## [WHAT YOU ARE ASKED TO DO]
Retype the data exactly, from its first line to the line containing "const xMax = 10.48, yMax = 1.2, yMin = -0.68;", including both, and skip any picture.

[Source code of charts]
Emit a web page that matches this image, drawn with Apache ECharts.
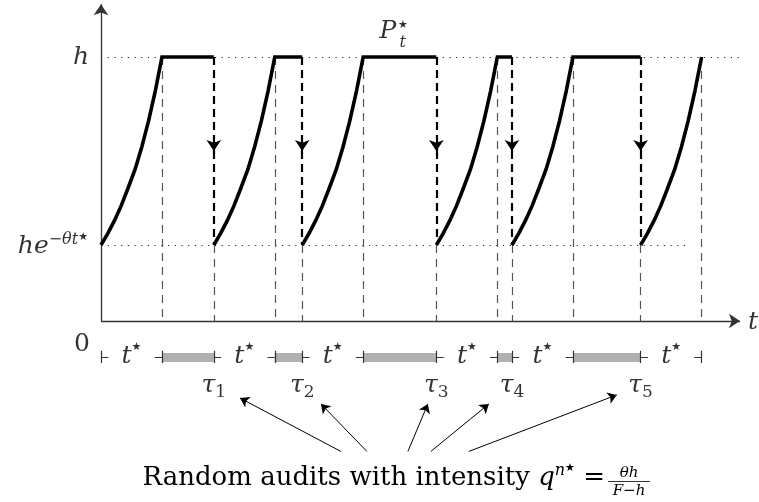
<!DOCTYPE html>
<html>
<head>
<meta charset="utf-8">
<script src="https://cdn.jsdelivr.net/npm/echarts@6/dist/echarts.min.js"></script>
<style>
  html, body { margin: 0; padding: 0; background: #fff; }
  #chart { width: 759px; height: 502px; }
</style>
</head>
<body>
<div id="chart"></div>
<script>
// Time is measured in units of the optimal inaction spell t*
const tStar = 1;
// Random audit instants tau_1 .. tau_5
const auditTimes = [1.85, 3.3, 5.5, 6.74, 8.85];
const auditIndex = ['1', '2', '3', '4', '5'];
// Price levels, in units of h
const hLevel = 1;
const resetLevel = 0.288;          // h e^{-theta t*}
// One rising phase: offset inside the spell (in t*) and the level reached
const riseOffsets = [0, 0.11, 0.22, 0.33, 0.44, 0.56, 0.67, 0.78, 0.89, 1];
const riseLevels  = [0.288, 0.331, 0.38, 0.436, 0.501, 0.575, 0.66, 0.758, 0.871, 1];

// Axis extents
const xMax = 10.48, yMax = 1.2, yMin = -0.68;

// Annotation rows below the time axis
const bracketY = -0.136, tickHalf = 0.023, stub = 0.12;
const tauY = -0.246;
const captionTopY = -0.494;
// caption arrows: start x on the caption, tip offset from the audit instant, tip height
const arrowFromX = [3.934, 4.361, 5.033, 5.41, 6.033];
const arrowTipDx = [0.43, 0.307, -0.139, -0.379, -0.391];
const arrowTipY  = [-0.292, -0.314, -0.314, -0.314, -0.28];

const SERIF = '"DejaVu Serif", "Liberation Serif", serif';
const STAR = '"DejaVu Sans", sans-serif';
const rich = {
  i:   { fontFamily: SERIF, fontStyle: 'italic', fontSize: 25, color: '#000', lineHeight: 30, verticalAlign: 'middle' },
  r:   { fontFamily: SERIF, fontSize: 25, color: '#000', lineHeight: 30, verticalAlign: 'middle' },
  s:   { fontFamily: SERIF, fontStyle: 'italic', fontSize: 16, color: '#000', lineHeight: 15, verticalAlign: 'top' },
  st:  { fontFamily: STAR, fontSize: 11, color: '#000', lineHeight: 15, verticalAlign: 'top' },
  sub: { fontFamily: SERIF, fontSize: 17, color: '#000', lineHeight: 13, verticalAlign: 'bottom' },
  ci:  { fontFamily: SERIF, fontStyle: 'italic', fontSize: 26, color: '#000', lineHeight: 30, verticalAlign: 'middle' },
  cr:  { fontFamily: SERIF, fontSize: 26, color: '#000', lineHeight: 30, verticalAlign: 'middle' }
};

// cycle starts: the origin and every audit
const cycleStarts = [0].concat(auditTimes);
const peaks = cycleStarts.map(s => s + tStar);
const midDrop = (hLevel + resetLevel) / 2;

// price path, one series per cycle
const pathSeries = cycleStarts.map((s, k) => {
  const pts = riseOffsets.map((o, j) => [s + o * tStar, riseLevels[j]]);
  if (k < auditTimes.length) pts.push([auditTimes[k], hLevel]);
  return {
    type: 'line', data: pts, symbol: 'none', smooth: false, z: 10,
    lineStyle: { color: '#000', width: 3.6, join: 'miter', cap: 'butt' }
  };
});

const seg = (a, b) => ({ coords: [a, b] });
const ls = (o) => Object.assign({ opacity: 1, type: 'solid', curveness: 0 }, o);

const series = [
  // dotted guide levels
  {
    type: 'lines', coordinateSystem: 'cartesian2d', z: 1,
    lineStyle: ls({ color: '#222', width: 1, type: [1.2, 5.5] }),
    data: [seg([0, hLevel], [xMax - 0.02, hLevel]), seg([0, resetLevel], [9.65, resetLevel])]
  },
  // thin dashed drop-lines at peaks and below each reset
  {
    type: 'lines', coordinateSystem: 'cartesian2d', z: 2,
    lineStyle: ls({ color: '#555', width: 1.2, type: [8, 6] }),
    data: peaks.map(p => seg([p, hLevel], [p, 0]))
      .concat(auditTimes.map(a => seg([a, resetLevel], [a, 0])))
  },
  // audit jumps: thick dashed, arrow half way down
  {
    type: 'lines', coordinateSystem: 'cartesian2d', z: 3,
    symbol: ['none', 'arrow'], symbolSize: [0, 11],
    lineStyle: ls({ color: '#000', width: 2.2, type: [8, 5] }),
    data: auditTimes.map(a => seg([a, hLevel], [a, midDrop]))
  },
  {
    type: 'lines', coordinateSystem: 'cartesian2d', z: 3,
    lineStyle: ls({ color: '#000', width: 2.2, type: [8, 5] }),
    data: auditTimes.map(a => seg([a, midDrop], [a, resetLevel]))
  },
  // axes with arrow heads
  {
    type: 'lines', coordinateSystem: 'cartesian2d', z: 4, clip: false,
    symbol: ['none', 'arrow'], symbolSize: [0, 11],
    lineStyle: ls({ color: '#333', width: 1.3 }),
    data: [seg([0, 0], [xMax, 0]), seg([0, 0], [0, yMax])]
  },
  // hold spells shown as grey bars
  {
    type: 'lines', coordinateSystem: 'cartesian2d', z: 2,
    lineStyle: ls({ color: '#b0b0b0', width: 9, cap: 'butt' }),
    data: auditTimes.map((a, k) => seg([peaks[k], bracketY], [a, bracketY]))
  },
  // t* brackets
  {
    type: 'lines', coordinateSystem: 'cartesian2d', z: 3,
    lineStyle: ls({ color: '#333', width: 1.2 }),
    data: [].concat(...cycleStarts.map((s, k) => [
      seg([s, bracketY - tickHalf], [s, bracketY + tickHalf]),
      seg([s, bracketY], [s + stub, bracketY]),
      seg([peaks[k] - stub, bracketY], [peaks[k], bracketY]),
      seg([peaks[k], bracketY - tickHalf], [peaks[k], bracketY + tickHalf])
    ]))
  },
  // caption arrows pointing at the audit labels
  {
    type: 'lines', coordinateSystem: 'cartesian2d', z: 3,
    symbol: ['none', 'arrow'], symbolSize: [0, 9],
    lineStyle: ls({ color: '#000', width: 1 }),
    data: auditTimes.map((a, k) => seg([arrowFromX[k], captionTopY], [a + arrowTipDx[k], arrowTipY[k]]))
  }
].concat(pathSeries);

// text labels placed in data coordinates
const lbl = (x, y, formatter, extra) => ({
  value: [x, y],
  label: Object.assign({ show: true, formatter: formatter, rich: rich, position: 'inside' }, extra || {})
});
const labelData = [
  lbl(0, hLevel, '{i|h}', { position: 'left', distance: 12 }),
  lbl(0, resetLevel, '{i|he}{s|−θt}{st|★}', { position: 'left', distance: 13, offset: [0, 2] }),
  lbl(0, 0, '{r|0}', { position: 'left', distance: 11, offset: [0, 23] }),
  lbl(xMax, 0, '{i|t}', { position: 'right', distance: 8, offset: [0, 1] }),
  lbl(4.705, 1.098, '{i|P}'),
  lbl(4.95, 1.083, '{st|★}\n{s|t}', { lineHeight: 12 })
]
  .concat(cycleStarts.map((s, k) => lbl((s + peaks[k]) / 2, bracketY, '{i|t}{st|★}')))
  .concat(auditTimes.map((a, k) => lbl(a, tauY, '{i|τ}{sub|' + auditIndex[k] + '}')));

series.push({
  type: 'scatter', symbolSize: 0, z: 20, clip: false,
  itemStyle: { color: 'transparent' },
  data: labelData
});

const chart = echarts.init(document.getElementById('chart'), null, { renderer: 'canvas' });
chart.setOption({
  animation: false,
  backgroundColor: '#fff',
  grid: { left: 101, right: 19, top: 4.2, bottom: 1.48 },
  xAxis: { type: 'value', min: 0, max: xMax, show: false },
  yAxis: { type: 'value', min: yMin, max: yMax, show: false },
  series: series,
  graphic: [
    {
      type: 'text', z: 30,
      style: {
        x: 605, y: 478,
        text: '{cr|Random audits with intensity }{ci|q}{s|n}{st|★}{cr| =}',
        rich: rich,
        textAlign: 'right', textVerticalAlign: 'middle',
        align: 'right', verticalAlign: 'middle'
      }
    },
    {
      type: 'text', z: 30,
      style: { x: 629, y: 473, text: 'θh', font: 'italic 15px ' + SERIF, fill: '#000',
        textAlign: 'center', textVerticalAlign: 'middle', align: 'center', verticalAlign: 'middle' }
    },
    {
      type: 'line', z: 30,
      shape: { x1: 608, y1: 481.5, x2: 650, y2: 481.5 },
      style: { stroke: '#000', lineWidth: 0.8 }
    },
    {
      type: 'text', z: 30,
      style: { x: 629, y: 491, text: 'F−h', font: 'italic 15px ' + SERIF, fill: '#000',
        textAlign: 'center', textVerticalAlign: 'middle', align: 'center', verticalAlign: 'middle' }
    }
  ]
});
</script>
</body>
</html>
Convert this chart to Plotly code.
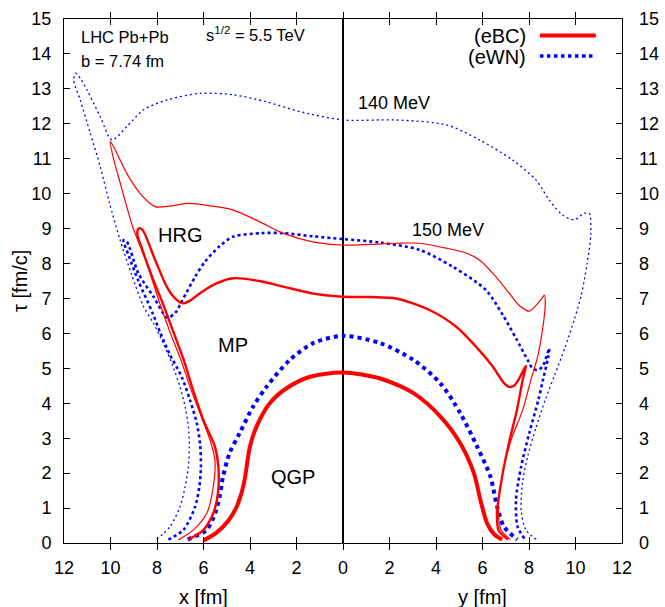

## [RESPONSE FOR THIS EXERCISE]
Emit a web page that matches this image, drawn with Apache ECharts.
<!DOCTYPE html>
<html>
<head>
<meta charset="utf-8">
<script src="https://cdn.jsdelivr.net/npm/echarts@6/dist/echarts.min.js"></script>
<style>
  html, body { margin: 0; padding: 0; background: #fff; }
  #chart { width: 759px; height: 502px; }
</style>
</head>
<body>
<div id="chart"></div>
<script>
// Time is measured in units of the optimal inaction spell t*
const tStar = 1;
// Random audit instants tau_1 .. tau_5
const auditTimes = [1.85, 3.3, 5.5, 6.74, 8.85];
const auditIndex = ['1', '2', '3', '4', '5'];
// Price levels, in units of h
const hLevel = 1;
const resetLevel = 0.288;          // h e^{-theta t*}
// One rising phase: offset inside the spell (in t*) and the level reached
const riseOffsets = [0, 0.11, 0.22, 0.33, 0.44, 0.56, 0.67, 0.78, 0.89, 1];
const riseLevels  = [0.288, 0.331, 0.38, 0.436, 0.501, 0.575, 0.66, 0.758, 0.871, 1];

// Axis extents
const xMax = 10.48, yMax = 1.2, yMin = -0.68;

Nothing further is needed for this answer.